The idea behind content marketing is really nothing new, but it is very powerful. The idea comes in many forms, but the basic principal is the same: providing something of value helps to build trust, and trust forms the basis of any relationship.
I certainly didn’t expect to find an example of content marketing when reading about a battle zone. In Iraq.
I’d just finished Thomas E. Ricks’ book The Generals, a survey of recent American generals and their leadership styles, when I decided to read another of Ricks’ books, The Gamble, about “the surge” in Iraq.
In The Gamble, Ricks lays out the events that led to the change in strategy of the US military in Iraq that prevented Iraq from turning into a never-ending cauldron of civil war (think of Syria now). As Ricks recounts, just three years after the ousting of Saddam Hussein, the Bush administration, the Pentagon and even the generals leading the occupation in Iraq were completely rudderless an enmeshed in a fiasco.
They didn’t understand the conflict they were in (a toxic cocktail of homegrown and foreign insurgencies) and they had no strategy to “win” (much less define what “winning” meant).
Luckily, a few commanders on the ground knew they had to fight insurgency with a counterinsurgency. This meant protecting the safety of the Iraqi people first and foremost, and living among them. By forging connections with the populace, insurgents lose the “sea” they swim in. The lessons of these (very few) commanders paved the way to stability and drawdown/exit from Iraq.

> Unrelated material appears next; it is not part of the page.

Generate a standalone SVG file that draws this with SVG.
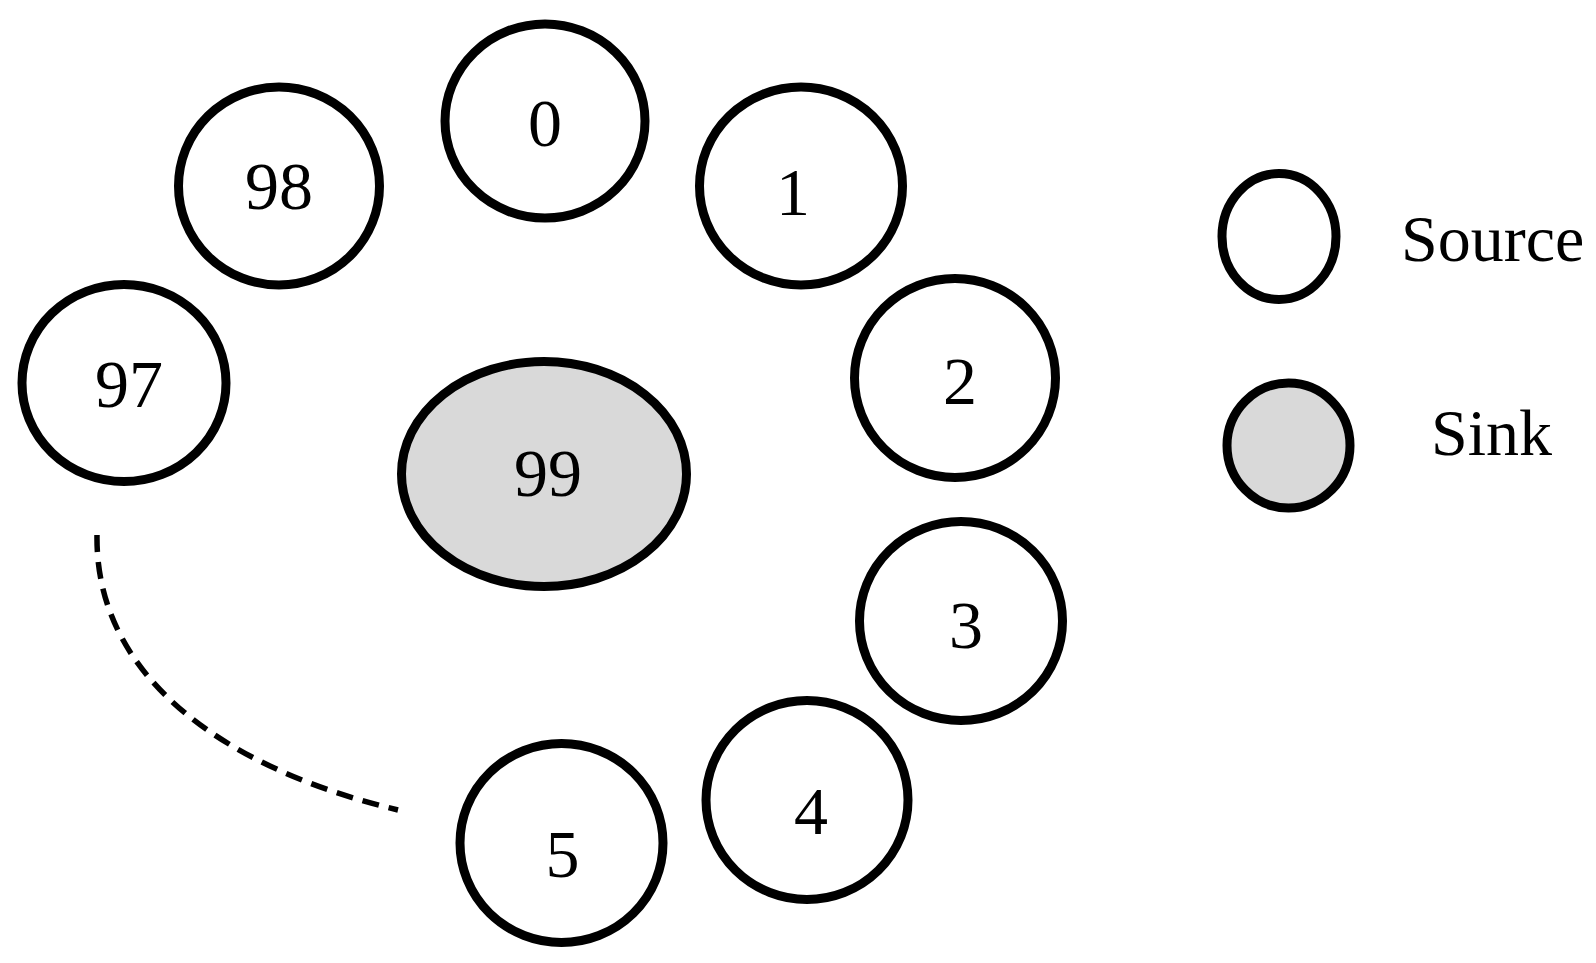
<svg xmlns="http://www.w3.org/2000/svg" width="1596" height="963" viewBox="0 0 1596 963">
<style>
.src{fill:#ffffff;stroke:#000000;stroke-width:9}
.snk{fill:#d9d9d9;stroke:#000000;stroke-width:9}
.lbl{font-family:"Liberation Serif","Times New Roman",serif;font-size:68px;fill:#000000;text-anchor:middle}
.leg{font-family:"Liberation Serif","Times New Roman",serif;font-size:66px;fill:#000000}
.dash{fill:none;stroke:#000000;stroke-width:5.5;stroke-dasharray:17 10}
</style>
<rect width="1596" height="963" fill="#ffffff"/>
<g id="connectors">
<path class="dash" d="M97,535 C95,680 230,770 398,810"/>
</g>
<g id="node-0"><ellipse class="src" cx="545" cy="121" rx="100" ry="97"/><text class="lbl" x="545" y="146">0</text></g>
<g id="node-98"><ellipse class="src" cx="279" cy="186" rx="100.5" ry="99"/><text class="lbl" x="279" y="209">98</text></g>
<g id="node-97"><ellipse class="src" cx="124" cy="383" rx="102" ry="98.5"/><text class="lbl" x="129" y="407">97</text></g>
<g id="node-1"><ellipse class="src" cx="801" cy="186" rx="101.5" ry="99"/><text class="lbl" x="793" y="215">1</text></g>
<g id="node-2"><ellipse class="src" cx="955" cy="378" rx="100.5" ry="99.5"/><text class="lbl" x="960" y="404">2</text></g>
<g id="node-3"><ellipse class="src" cx="961" cy="621" rx="101.5" ry="99.5"/><text class="lbl" x="966" y="648">3</text></g>
<g id="node-4"><ellipse class="src" cx="807" cy="800" rx="101" ry="99.5"/><text class="lbl" x="811" y="834">4</text></g>
<g id="node-5"><ellipse class="src" cx="561.5" cy="843" rx="101.5" ry="99.5"/><text class="lbl" x="562.5" y="877">5</text></g>
<g id="node-99"><ellipse class="snk" cx="544" cy="474" rx="142.5" ry="112.5"/><text class="lbl" x="548" y="496">99</text></g>
<g id="legend-source"><ellipse class="src" cx="1279" cy="236.5" rx="57" ry="63"/><text class="leg" x="1401" y="261">Source</text></g>
<g id="legend-sink"><ellipse class="snk" cx="1288.5" cy="445.5" rx="61.5" ry="62.5"/><text class="leg" x="1431" y="455">Sink</text></g>
</svg>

Ricks recounted one of the stories, and in it I found the surprising example of content marketing. In 2006 in the Iraqi city of Ramadi, in Anbar Province, then US-Army Col. Sean McFarland’s 1st Brigade (1st Armored Division) took over military operations. He had seen counterinsurgency succeed elsewhere, and put that strategy in place in Ramadi.
At this point a new insurgency had moved in to the province, and it was making war on the local sheikhs: al Qaeda.

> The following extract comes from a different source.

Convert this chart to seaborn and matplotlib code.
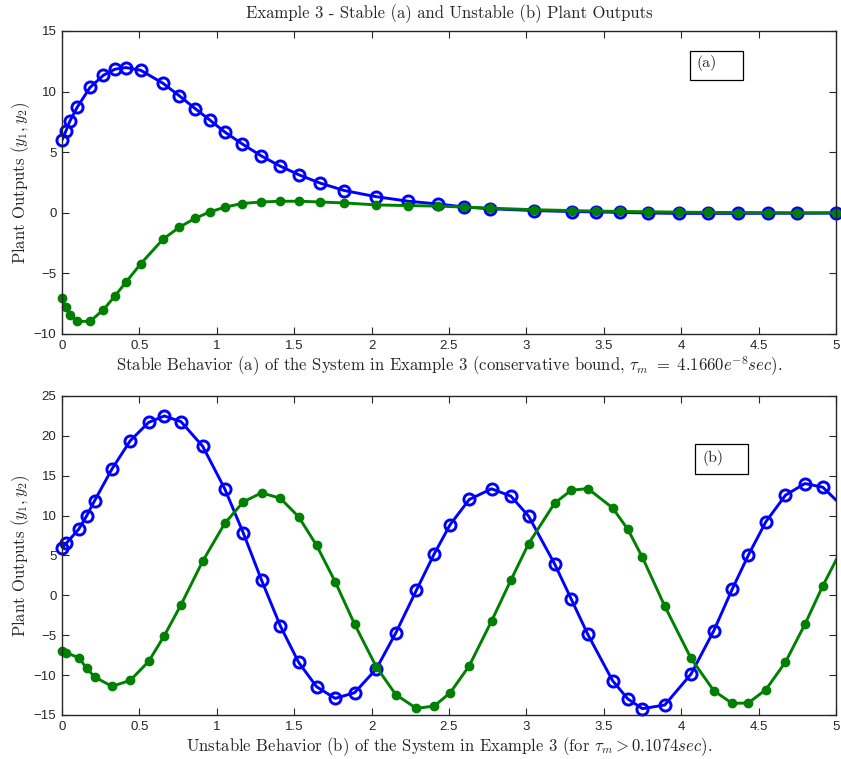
import matplotlib
matplotlib.use("Agg")
import matplotlib.pyplot as plt
from matplotlib.patches import Rectangle
import seaborn as sns

# Stable case (a): solver time steps and the two plant outputs
t_a = [0, 0.026, 0.052, 0.099, 0.181, 0.268, 0.341, 0.413, 0.508, 0.652,
       0.758, 0.862, 0.955, 1.052, 1.162, 1.285, 1.408, 1.533, 1.665, 1.825,
       2.028, 2.238, 2.432, 2.596, 2.767, 3.052, 3.298, 3.449, 3.607, 3.789,
       3.983, 4.175, 4.370, 4.562, 4.749, 5.0]
y1_a = [6.0, 6.77, 7.59, 8.72, 10.34, 11.35, 11.84, 11.98, 11.76, 10.69,
        9.65, 8.58, 7.65, 6.66, 5.70, 4.71, 3.86, 3.12, 2.46, 1.83,
        1.33, 0.95, 0.72, 0.48, 0.33, 0.18, 0.10, 0.07, 0.03, -0.02,
        -0.05, -0.05, -0.05, -0.04, -0.04, -0.03]
y2_a = [-7.04, -7.78, -8.41, -8.96, -8.96, -8.00, -6.88, -5.73, -4.22, -2.19,
        -1.19, -0.45, 0.07, 0.46, 0.76, 0.89, 0.95, 0.95, 0.89, 0.81,
        0.65, 0.59, 0.55, 0.47, 0.38, 0.25, 0.18, 0.14, 0.11, 0.08,
        0.05, 0.03, 0.02, 0.01, 0.0, 0.0]

# Unstable case (b)
t_b = [0, 0.028, 0.108, 0.159, 0.211, 0.323, 0.441, 0.560, 0.661, 0.769,
       0.909, 1.051, 1.171, 1.289, 1.410, 1.529, 1.645, 1.765, 1.890, 2.030,
       2.157, 2.290, 2.405, 2.508, 2.631, 2.775, 2.900, 3.014, 3.182, 3.290,
       3.397, 3.557, 3.656, 3.750, 3.894, 4.064, 4.211, 4.329, 4.433, 4.547,
       4.674, 4.799, 4.915, 5.04]
y1_b = [5.96, 6.54, 8.29, 9.96, 11.88, 15.85, 19.39, 21.69, 22.49, 21.78,
        18.69, 13.38, 7.84, 1.91, -3.81, -8.41, -11.46, -12.92, -12.21, -9.24,
        -4.69, 0.66, 5.21, 8.88, 12.02, 13.36, 12.44, 9.94, 3.96, -0.47,
        -4.90, -10.70, -13.00, -14.21, -13.75, -9.86, -4.43, 0.74, 5.00, 9.22,
        12.56, 14.02, 13.56, 11.2]
y2_b = [-6.99, -7.20, -7.82, -9.12, -10.24, -11.41, -10.66, -8.28, -5.06, -1.18,
        4.29, 9.01, 11.72, 12.85, 12.18, 9.85, 6.26, 1.70, -3.60, -8.95,
        -12.46, -14.17, -13.88, -12.21, -8.83, -3.23, 1.91, 6.46, 11.55, 13.18,
        13.39, 10.97, 8.26, 4.75, -1.35, -7.91, -11.96, -13.54, -13.50, -11.83,
        -8.36, -3.65, 1.19, 5.9]

sns.set_style("ticks")
plt.rcParams["font.family"] = ["Liberation Sans", "DejaVu Sans"]
plt.rcParams["mathtext.fontset"] = "cm"
plt.rcParams["xtick.direction"] = "in"
plt.rcParams["ytick.direction"] = "in"
plt.rcParams["axes.linewidth"] = 1.0

BLUE = (0, 0, 1)
GREEN = (0, 0.5, 0)
SERIF = "cmr10"
FS = 12

fig = plt.figure(figsize=(8.41, 7.59), dpi=100)
ax1 = fig.add_axes([0.0737, 0.560, 0.9203, 0.3992])
ax2 = fig.add_axes([0.0737, 0.058, 0.9203, 0.4203])


def draw_panel(ax, t, y1, y2):
    # lines are clipped at the axes, markers inside the range are not (MATLAB style)
    inside = [i for i, v in enumerate(t) if v <= 5]
    ti = [t[i] for i in inside]
    for y, ms, face in [(y1, 8, "none"), (y2, 6, None)]:
        col = BLUE if y is y1 else GREEN
        sns.lineplot(x=t, y=y, ax=ax, color=col, lw=2.1, sort=False)
        sns.lineplot(x=ti, y=[y[i] for i in inside], ax=ax, color=col, lw=0,
                     marker="o", markersize=ms,
                     markerfacecolor=face if face else col, markeredgecolor=col,
                     markeredgewidth=2.1 if face else 1, sort=False, clip_on=False)
    ax.set_xlim(0, 5)
    ax.set_xticks([0, 0.5, 1, 1.5, 2, 2.5, 3, 3.5, 4, 4.5, 5])
    ax.set_xticklabels(["0", "0.5", "1", "1.5", "2", "2.5", "3", "3.5", "4", "4.5", "5"])
    ax.tick_params(top=True, right=True, labelsize=9.5, length=5, width=0.8, pad=4)
    for s in ax.spines.values():
        s.set_visible(True)
    ax.set_ylabel("Plant Outputs $(y_1, y_2)$", family=SERIF, fontsize=FS, labelpad=1)


draw_panel(ax1, t_a, y1_a, y2_a)
ax1.set_ylim(-10, 15)
ax1.set_yticks([-10, -5, 0, 5, 10, 15])
ax1.set_title("Example 3 - Stable (a) and Unstable (b) Plant Outputs",
              family=SERIF, fontsize=FS, pad=9)
ax1.set_xlabel("Stable Behavior (a) of the System in Example 3 (conservative bound, "
               r"$\tau_m\ =\ 4.1660e^{-8}sec$).", family=SERIF, fontsize=FS, labelpad=2)

draw_panel(ax2, t_b, y1_b, y2_b)
ax2.set_ylim(-15, 25)
ax2.set_yticks([-15, -10, -5, 0, 5, 10, 15, 20, 25])
ax2.set_xlabel(r"Unstable Behavior (b) of the System in Example 3 (for $\tau_m > 0.1074sec$).",
               family=SERIF, fontsize=FS, labelpad=2)

# annotation boxes
ax1.add_patch(Rectangle((0.811, 0.838), 0.0685, 0.096, transform=ax1.transAxes,
                        facecolor="white", edgecolor="black", lw=0.9, zorder=5))
ax1.text(0.820, 0.893, "(a)", transform=ax1.transAxes, family=SERIF,
         fontsize=11.5, va="center", ha="left", zorder=6)
ax2.add_patch(Rectangle((0.818, 0.756), 0.069, 0.092, transform=ax2.transAxes,
                        facecolor="white", edgecolor="black", lw=0.9, zorder=5))
ax2.text(0.827, 0.806, "(b)", transform=ax2.transAxes, family=SERIF,
         fontsize=11.5, va="center", ha="left", zorder=6)

fig.savefig("out.png", dpi=100)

McFarland offered the Ramadi sheikhs the protection of US forces. And he meant it. When an allied sheikh was attacked, McFarland stormed the area. Invariably they routed al Qaeda insurgents, and soon after McFarland would work to build trust with the local community.
But how do you build trust with an entire community that isn’t going to read your newspapers, listen to radio, or even has access to electricity? Ricks recounts how one bright soldier noticed that what people did listen to were loudspeaker announcements from the local mosque.
So, a special team set up a loudspeaker post (broadcasting every day but Friday). They “broadcast” news from Al Jezeera, sports and other information — and information on local attacks by al Qaeda. The messages reinforced the goal: the American forces were saying “we can relate to you — and we have a common enemy.” Eventually, the US forces began to be seen as an allied tribe. A very, very well-armed tribe of allies.
But think of that strategy of the unit with the loudspeakers. It’s the essence of content marketing: by giving something of value (news and information), it allowed a relationship to form. It made a key connection.